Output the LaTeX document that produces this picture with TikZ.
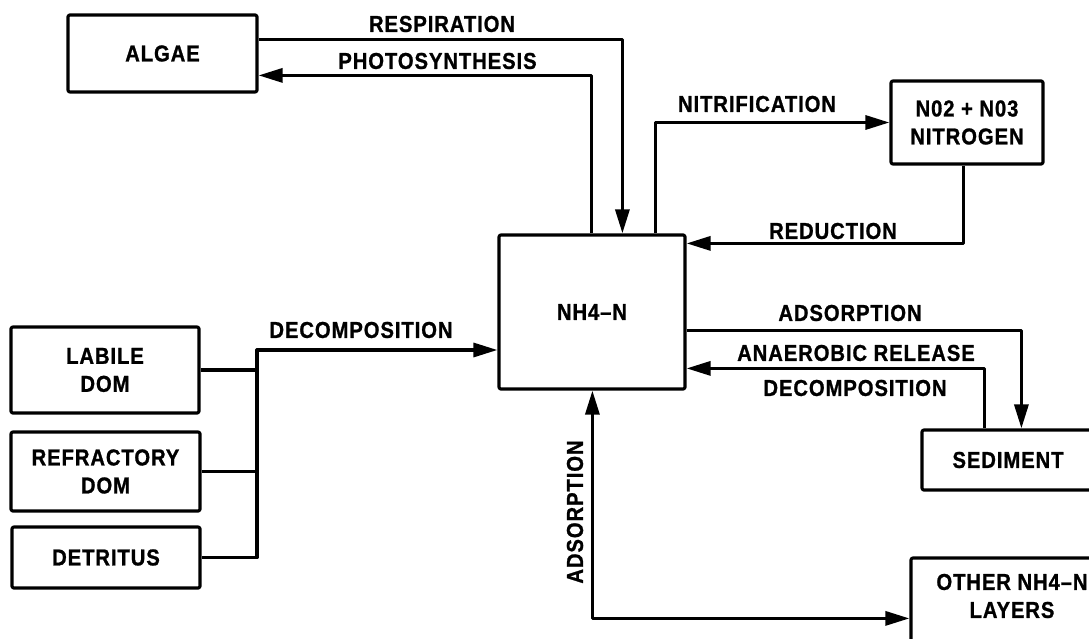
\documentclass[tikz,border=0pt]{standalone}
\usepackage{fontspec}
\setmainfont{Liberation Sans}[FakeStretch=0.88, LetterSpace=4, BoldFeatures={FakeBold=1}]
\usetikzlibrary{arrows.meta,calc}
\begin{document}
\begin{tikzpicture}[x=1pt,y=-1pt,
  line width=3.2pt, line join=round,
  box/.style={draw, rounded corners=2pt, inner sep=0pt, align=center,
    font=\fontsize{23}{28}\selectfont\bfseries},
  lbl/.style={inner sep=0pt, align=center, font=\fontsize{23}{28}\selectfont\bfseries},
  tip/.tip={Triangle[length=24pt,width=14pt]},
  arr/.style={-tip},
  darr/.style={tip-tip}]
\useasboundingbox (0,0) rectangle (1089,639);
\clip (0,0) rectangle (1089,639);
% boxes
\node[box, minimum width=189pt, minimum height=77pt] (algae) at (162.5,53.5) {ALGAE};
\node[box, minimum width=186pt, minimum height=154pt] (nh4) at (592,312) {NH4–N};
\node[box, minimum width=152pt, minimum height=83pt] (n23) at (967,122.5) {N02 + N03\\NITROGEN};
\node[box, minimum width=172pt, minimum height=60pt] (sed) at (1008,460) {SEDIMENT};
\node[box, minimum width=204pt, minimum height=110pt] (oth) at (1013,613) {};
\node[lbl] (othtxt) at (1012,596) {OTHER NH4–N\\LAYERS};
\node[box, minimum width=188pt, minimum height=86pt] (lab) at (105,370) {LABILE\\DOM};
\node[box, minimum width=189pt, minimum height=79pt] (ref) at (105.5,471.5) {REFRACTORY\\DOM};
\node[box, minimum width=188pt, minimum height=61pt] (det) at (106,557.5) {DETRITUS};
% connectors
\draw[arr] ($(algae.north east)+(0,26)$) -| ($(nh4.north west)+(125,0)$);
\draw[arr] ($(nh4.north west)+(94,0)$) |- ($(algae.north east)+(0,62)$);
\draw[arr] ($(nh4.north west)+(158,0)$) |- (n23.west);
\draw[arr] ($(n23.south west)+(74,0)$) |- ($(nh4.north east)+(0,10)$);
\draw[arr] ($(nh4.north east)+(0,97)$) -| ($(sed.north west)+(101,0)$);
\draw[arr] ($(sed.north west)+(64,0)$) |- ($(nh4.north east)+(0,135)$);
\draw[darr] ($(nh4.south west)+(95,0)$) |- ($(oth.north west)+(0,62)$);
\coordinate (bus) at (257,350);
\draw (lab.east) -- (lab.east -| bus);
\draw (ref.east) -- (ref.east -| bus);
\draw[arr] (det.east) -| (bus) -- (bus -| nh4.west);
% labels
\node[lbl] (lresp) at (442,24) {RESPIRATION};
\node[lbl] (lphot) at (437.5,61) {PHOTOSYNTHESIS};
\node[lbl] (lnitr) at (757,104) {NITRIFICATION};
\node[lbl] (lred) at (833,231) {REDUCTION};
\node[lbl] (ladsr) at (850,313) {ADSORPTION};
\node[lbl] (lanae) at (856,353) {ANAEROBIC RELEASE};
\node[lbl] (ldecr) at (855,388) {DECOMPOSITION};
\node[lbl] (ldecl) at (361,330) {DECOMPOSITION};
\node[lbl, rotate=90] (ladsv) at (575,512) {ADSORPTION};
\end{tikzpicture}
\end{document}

Work to be completed: Output a faithful copy of the data, with each picture left out.

Written answer:
Output the LaTeX document that produces this picture with TikZ.
\documentclass[tikz,border=0pt]{standalone}
\usepackage{fontspec}
\setmainfont{Liberation Sans}[FakeStretch=0.88, LetterSpace=4, BoldFeatures={FakeBold=1}]
\usetikzlibrary{arrows.meta,calc}
\begin{document}
\begin{tikzpicture}[x=1pt,y=-1pt,
  line width=3.2pt, line join=round,
  box/.style={draw, rounded corners=2pt, inner sep=0pt, align=center,
    font=\fontsize{23}{28}\selectfont\bfseries},
  lbl/.style={inner sep=0pt, align=center, font=\fontsize{23}{28}\selectfont\bfseries},
  tip/.tip={Triangle[length=24pt,width=14pt]},
  arr/.style={-tip},
  darr/.style={tip-tip}]
\useasboundingbox (0,0) rectangle (1089,639);
\clip (0,0) rectangle (1089,639);
% boxes
\node[box, minimum width=189pt, minimum height=77pt] (algae) at (162.5,53.5) {ALGAE};
\node[box, minimum width=186pt, minimum height=154pt] (nh4) at (592,312) {NH4–N};
\node[box, minimum width=152pt, minimum height=83pt] (n23) at (967,122.5) {N02 + N03\\NITROGEN};
\node[box, minimum width=172pt, minimum height=60pt] (sed) at (1008,460) {SEDIMENT};
\node[box, minimum width=204pt, minimum height=110pt] (oth) at (1013,613) {};
\node[lbl] (othtxt) at (1012,596) {OTHER NH4–N\\LAYERS};
\node[box, minimum width=188pt, minimum height=86pt] (lab) at (105,370) {LABILE\\DOM};
\node[box, minimum width=189pt, minimum height=79pt] (ref) at (105.5,471.5) {REFRACTORY\\DOM};
\node[box, minimum width=188pt, minimum height=61pt] (det) at (106,557.5) {DETRITUS};
% connectors
\draw[arr] ($(algae.north east)+(0,26)$) -| ($(nh4.north west)+(125,0)$);
\draw[arr] ($(nh4.north west)+(94,0)$) |- ($(algae.north east)+(0,62)$);
\draw[arr] ($(nh4.north west)+(158,0)$) |- (n23.west);
\draw[arr] ($(n23.south west)+(74,0)$) |- ($(nh4.north east)+(0,10)$);
\draw[arr] ($(nh4.north east)+(0,97)$) -| ($(sed.north west)+(101,0)$);
\draw[arr] ($(sed.north west)+(64,0)$) |- ($(nh4.north east)+(0,135)$);
\draw[darr] ($(nh4.south west)+(95,0)$) |- ($(oth.north west)+(0,62)$);
\coordinate (bus) at (257,350);
\draw (lab.east) -- (lab.east -| bus);
\draw (ref.east) -- (ref.east -| bus);
\draw[arr] (det.east) -| (bus) -- (bus -| nh4.west);
% labels
\node[lbl] (lresp) at (442,24) {RESPIRATION};
\node[lbl] (lphot) at (437.5,61) {PHOTOSYNTHESIS};
\node[lbl] (lnitr) at (757,104) {NITRIFICATION};
\node[lbl] (lred) at (833,231) {REDUCTION};
\node[lbl] (ladsr) at (850,313) {ADSORPTION};
\node[lbl] (lanae) at (856,353) {ANAEROBIC RELEASE};
\node[lbl] (ldecr) at (855,388) {DECOMPOSITION};
\node[lbl] (ldecl) at (361,330) {DECOMPOSITION};
\node[lbl, rotate=90] (ladsv) at (575,512) {ADSORPTION};
\end{tikzpicture}
\end{document}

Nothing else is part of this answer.